Cinq ans plus tard, on assiste à un étonnant remake. Depuis plusieurs années, Andry Rajoelina, fils d’un colonel sans envergure, qui a grandi dans la petite bourgeoisie de Tana, est une star locale. Il a commencé par animer des soirées. Puis le DJ au visage poupin a rencontré une ravissante jeune fille venue de la haute, Mialy Razakandisa. Il a des idées et du talent, sa belle-famille a de l’argent. Ensemble, ils montent une société de communication, Injet, qui dominera bientôt le marché de l’affichage publicitaire. En 2006, Rajoelina s’offre une chaîne de télé et une radio (Viva). Le début des ennuis.

Marc Ravalomanana

1949 Naissance à Imerinkasinina

1982 Obtient un prêt de la Banque mondiale : Tiko est né

1999 Leader dans le secteur agroalimentaire, il est élu maire d’Antananarivo

2002 Devient président de la République après un bras de fer de six mois

2009 Chassé du pouvoir par Andry Rajoelina. Exilé depuis en Afrique du Sud

Déjà en 2003, Ravalomanana, dont la fille Sarah souhaitait s’implanter dans le secteur de la communication, lui avait cherché des noises. Le maire de la capitale, un proche de Ravalomanana, avait interdit à Injet d’installer des panneaux publicitaires. En 2007, la pression s’accentue. Avec sa force médiatique, Rajoelina devient un concurrent potentiel. De fait, le jeune homme, qui avait toujours dit ne pas vouloir entrer en politique, finit par franchir le pas. « Il s’est dit : "Le seul moyen de sauver mon business, c’est de prendre la mairie", mais jamais il ne s’était douté que ça l’amènerait plus haut », se souvient un de ses amis.

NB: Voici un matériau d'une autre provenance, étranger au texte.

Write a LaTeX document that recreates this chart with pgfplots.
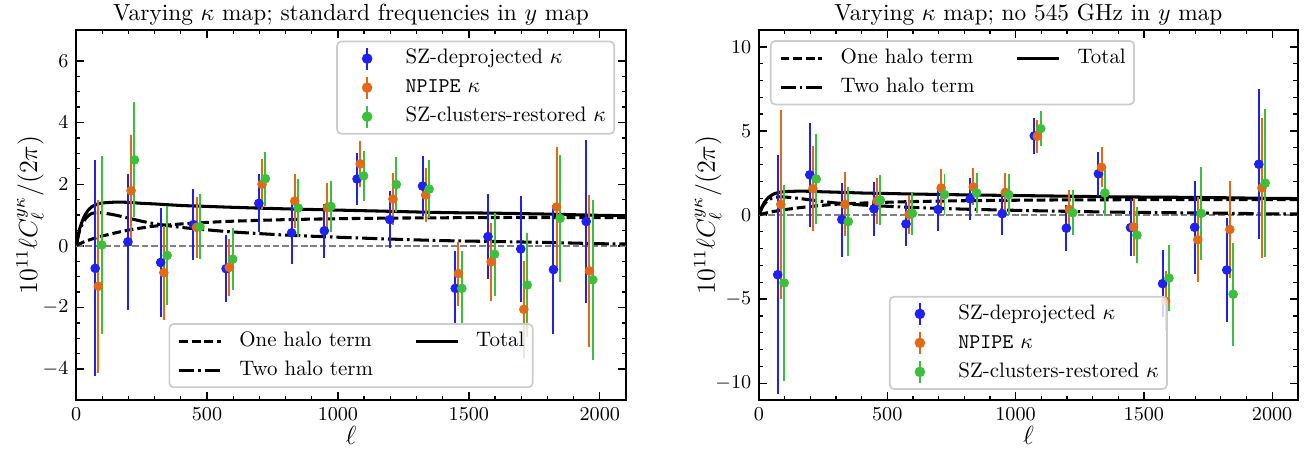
\documentclass[border=0pt]{standalone}
\usepackage{pgfplots}
\usepackage{pgfplotstable}
\pgfplotsset{compat=1.18}

\definecolor{cblue}{RGB}{32,32,240}
\definecolor{corange}{RGB}{226,106,22}
\definecolor{cgreen}{RGB}{60,192,60}

% Halo-model curves: one halo, two halo and their sum
\pgfplotstableread{
l    one   two   tot
2    0.01  0.02  0.03
5    0.03  0.18  0.21
10   0.05  0.38  0.43
15   0.07  0.52  0.59
20   0.09  0.63  0.72
30   0.13  0.80  0.93
40   0.16  0.92  1.08
50   0.19  1.00  1.19
60   0.22  1.05  1.27
80   0.27  1.08  1.35
100  0.32  1.07  1.39
130  0.38  1.03  1.41
160  0.44  0.98  1.42
200  0.51  0.90  1.41
250  0.58  0.80  1.38
300  0.64  0.72  1.36
400  0.71  0.60  1.31
500  0.76  0.52  1.28
600  0.80  0.45  1.25
800  0.85  0.35  1.20
1000 0.88  0.28  1.16
1200 0.90  0.22  1.12
1400 0.91  0.17  1.08
1600 0.92  0.14  1.06
1800 0.92  0.11  1.03
2000 0.92  0.07  0.99
2100 0.92  0.06  0.98
}\halo

% Standard frequencies in the y map
\pgfplotstableread{
l v e
73 -0.73 3.5
198 0.13 2.2
323 -0.54 1.77
448 0.69 1.16
573 -0.74 1.08
698 1.38 0.94
823 0.42 1.0
948 0.49 0.87
1073 2.17 0.83
1198 0.85 0.92
1323 1.94 0.96
1448 -1.38 1.2
1573 0.30 1.38
1698 -0.10 1.72
1823 -0.77 2.1
1948 0.79 2.65
}\blueA
\pgfplotstableread{
l v e
85 -1.31 2.8
210 1.79 1.8
335 -0.87 1.53
460 0.60 1.0
585 -0.70 0.93
710 2.00 0.82
835 1.45 0.87
960 1.25 0.78
1085 2.66 0.74
1210 1.52 0.83
1335 1.65 0.88
1460 -0.90 1.04
1585 -0.52 1.27
1710 -2.06 1.57
1835 1.26 1.95
1960 -0.81 2.46
}\orangeA
\pgfplotstableread{
l v e
98 0.03 2.9
223 2.79 1.87
348 -0.31 1.6
473 0.62 1.05
598 -0.43 1.0
723 2.18 0.88
848 1.23 0.95
973 1.28 0.83
1098 2.27 0.8
1223 1.99 0.88
1348 1.84 0.95
1473 -1.38 1.2
1598 -0.27 1.35
1723 -1.27 1.7
1848 0.89 2.05
1973 -1.10 2.6
}\greenA

% No 545 GHz in the y map
\pgfplotstableread{
l v e
73 -3.55 7.1
198 2.39 3.1
323 -0.27 2.2
448 0.37 1.6
573 -0.53 1.33
698 0.33 1.27
823 0.96 1.27
948 0.08 1.25
1073 4.71 1.07
1198 -0.78 1.35
1323 2.45 1.32
1448 -0.75 1.7
1573 -4.08 2.0
1698 -0.73 2.78
1823 -3.27 3.12
1948 3.02 4.45
}\blueB
\pgfplotstableread{
l v e
85 0.63 5.6
210 1.57 2.52
335 0.63 1.9
460 0.86 1.37
585 0.04 1.15
710 1.61 1.13
835 1.67 1.1
960 1.35 1.13
1085 4.69 0.98
1210 0.33 1.18
1335 2.84 1.2
1460 -0.71 1.7
1585 -5.12 1.8
1710 -1.47 2.52
1835 -0.86 2.88
1960 1.61 4.15
}\orangeB
\pgfplotstableread{
l v e
98 -4.04 5.85
223 2.14 2.68
348 -0.39 2.05
473 0.88 1.5
598 0.10 1.26
723 1.22 1.22
848 1.31 1.2
973 1.22 1.2
1098 5.14 1.04
1223 0.14 1.33
1348 1.31 1.35
1473 -1.20 1.65
1598 -3.75 1.96
1723 0.10 2.76
1848 -4.71 3.06
1973 1.90 4.4
}\greenB

\pgfplotsset{
  onehalo/.style={black, line width=1.4pt, dash pattern=on 4pt off 1.8pt},
  twohalo/.style={black, line width=1.4pt, dash pattern=on 7pt off 1.8pt on 1.2pt off 1.8pt},
  total/.style={black, line width=1.4pt},
  legbox/.style={
    legend cell align=left,
    legend style={draw=black!20, line width=0.8pt, rounded corners=2pt,
      fill=white, fill opacity=0.8, text opacity=1,
      font=\fontsize{9.6}{11}\selectfont,
      inner xsep=3.8pt, inner ysep=3.5pt, row sep=4.5pt,
      nodes={inner sep=0pt, text height=6.8pt, text depth=2pt},
      /tikz/every odd column/.append style={column sep=7.7pt},
      /tikz/every even column/.append style={column sep=19pt}},
  },
  errimg/.style={legend image code/.code={
      \path (0pt,0pt) (19.2pt,0pt);
      \draw[#1, line width=0.9pt, opacity=1, rounded corners=0pt, overlay] (9.6pt,-5pt) -- (9.6pt,5pt);
      \fill[#1, opacity=1, overlay] (9.6pt,0pt) circle (2pt);}},
  data/.style={only marks, mark=*, mark size=2pt, color=#1, errimg=#1,
    error bars/.cd, y dir=both, y explicit, error mark=none,
    error bar style={line width=0.9pt, #1}},
  panel/.style={
    legbox, scale only axis, height=169.7pt,
    xmin=0, xmax=2100,
    xtick={0,500,1000,1500,2000}, minor x tick num=4,
    tick align=inside, tick pos=both,
    major tick length=3.6pt, minor tick length=2pt,
    every tick/.style={black, line width=0.6pt},
    axis line style={line width=0.8pt},
    tick label style={font=\fontsize{9.2}{11}\selectfont},
    /pgf/number format/1000 sep={},
    xlabel={$\ell$},
    ylabel={$10^{11}\ell C_\ell^{y\kappa}/(2\pi)$},
    every axis title/.style={at={(0.5,1)}, anchor=base, yshift=4.6pt,
      font=\fontsize{10.7}{13}\selectfont},
    every axis x label/.style={at={(0.5,0)}, anchor=base, yshift=-20.6pt,
      font=\fontsize{11.7}{14}\selectfont},
  },
  legonly/.style={
    legbox, scale only axis, height=169.7pt, hide axis, xmin=0, xmax=2100,
    legend image code/.code={\draw[##1, rounded corners=0pt] (0pt,0pt) -- (19.2pt,0pt);},
  },
}

\begin{document}
\begin{tikzpicture}
\path[use as bounding box] (-34.9pt,-25.2pt) rectangle (566.1pt,183.5pt);

% ---------- left panel ----------
\begin{axis}[panel, width=252.3pt, at={(0pt,0pt)}, anchor=south west,
  ymin=-5, ymax=7, ytick={-4,-2,0,2,4,6}, minor y tick num=3,
  title={Varying $\kappa$ map; standard frequencies in $y$ map},
  every axis y label/.style={at={(-0.071,0.5)}, rotate=90, anchor=base,
    font=\fontsize{11.7}{14}\selectfont},
  legend style={at={(1,1)}, anchor=north east, xshift=-5pt, yshift=-4.8pt}]
  \addplot[gray, line width=0.6pt, dash pattern=on 3pt off 1.3pt, forget plot] coordinates {(0,0) (2100,0)};
  \addplot[onehalo, smooth, forget plot] table[x=l, y=one] {\halo};
  \addplot[twohalo, smooth, forget plot] table[x=l, y=two] {\halo};
  \addplot[total, smooth, forget plot] table[x=l, y=tot] {\halo};
  \addplot[data=cblue] table[x=l, y=v, y error=e] {\blueA};
  \addlegendentry{SZ-deprojected $\kappa$}
  \addplot[data=corange] table[x=l, y=v, y error=e] {\orangeA};
  \addlegendentry{\texttt{NPIPE} $\kappa$}
  \addplot[data=cgreen] table[x=l, y=v, y error=e] {\greenA};
  \addlegendentry{SZ-clusters-restored $\kappa$}
\end{axis}
\begin{axis}[legonly, width=252.3pt, at={(0pt,0pt)}, anchor=south west,
  ymin=-5, ymax=7, legend columns=2,
  legend style={at={(0.5,0)}, anchor=south, yshift=5.4pt}]
  \addlegendimage{onehalo}\addlegendentry{One halo term}
  \addlegendimage{total}\addlegendentry{Total}
  \addlegendimage{twohalo}\addlegendentry{Two halo term}
\end{axis}

% ---------- right panel ----------
\begin{axis}[panel, width=247.2pt, at={(313.3pt,0pt)}, anchor=south west,
  ymin=-11, ymax=11, ytick={-10,-5,0,5,10}, minor y tick num=4,
  title={Varying $\kappa$ map; no 545 GHz in $y$ map},
  every axis y label/.style={at={(-0.082,0.5)}, rotate=90, anchor=base,
    font=\fontsize{11.7}{14}\selectfont},
  legend style={at={(0.5,0)}, anchor=south, yshift=4.6pt}]
  \addplot[gray, line width=0.6pt, dash pattern=on 3pt off 1.3pt, forget plot] coordinates {(0,0) (2100,0)};
  \addplot[onehalo, smooth, forget plot] table[x=l, y=one] {\halo};
  \addplot[twohalo, smooth, forget plot] table[x=l, y=two] {\halo};
  \addplot[total, smooth, forget plot] table[x=l, y=tot] {\halo};
  \addplot[data=cblue] table[x=l, y=v, y error=e] {\blueB};
  \addlegendentry{SZ-deprojected $\kappa$}
  \addplot[data=corange] table[x=l, y=v, y error=e] {\orangeB};
  \addlegendentry{\texttt{NPIPE} $\kappa$}
  \addplot[data=cgreen] table[x=l, y=v, y error=e] {\greenB};
  \addlegendentry{SZ-clusters-restored $\kappa$}
\end{axis}
\begin{axis}[legonly, width=247.2pt, at={(313.3pt,0pt)}, anchor=south west,
  ymin=-11, ymax=11, legend columns=2,
  legend style={at={(0,1)}, anchor=north west, xshift=5pt, yshift=-4.6pt}]
  \addlegendimage{onehalo}\addlegendentry{One halo term}
  \addlegendimage{total}\addlegendentry{Total}
  \addlegendimage{twohalo}\addlegendentry{Two halo term}
\end{axis}
\end{tikzpicture}
\end{document}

Il lance alors un mouvement : TGV (pour Tanora Malagasy Vonona, ce qui signifie « jeunes Malgaches prêts »). C’est le surnom que ses amis lui ont donné en raison de ses succès rapides dans les affaires et de son caractère fonceur. Comme Ravalomanana, il ne s’affilie pas officiellement à l’opposition. Et comme lui, il se fait élire à la surprise générale en battant le candidat de Ravalomanana – un camouflet qui ne passe pas pour le tout-puissant président. Nous sommes en décembre 2007. Un an plus tard, irrité par les conflits qui l’opposent à l’État et persuadé que Ravalomanana cherche à l’écraser, il profite de la fermeture de sa chaîne de télévision, Viva, pour appeler à l’insurrection… En mars 2009, après quatre mois de manifestations violentes dans la capitale, il prend le pouvoir.

« Entre ces deux mégalos, ça ne pouvait qu’exploser », persifle un ancien partisan de Ravalomanana rallié à Rajoelina et aujourd’hui retiré de la vie politique. On prêtait à Ravalomanana des rêves d’empereur. Certains signes ne trompaient pas, comme cette volonté affichée et souvent incomprise de réintégrer le célèbre palais de la Reine, le symbole de la puissance merina au XIXe siècle, détruit par un incendie en 1995. Rajoelina, lui aussi, joue sur cette gloire passée. Fin 2010, il a rallié le centre-ville de Tana depuis le même palais dans une tenue qui rappelait celle des souverains passés. « Il veut changer l’histoire de Madagascar », confie l’un de ses proches, qui évoque un « combat de messies ». Avant d’ajouter : « Tous deux se sentent investis d’une mission : sortir le pays de la misère. » Mais, en bons croyants, ils savent que deux messies, c’est un de trop.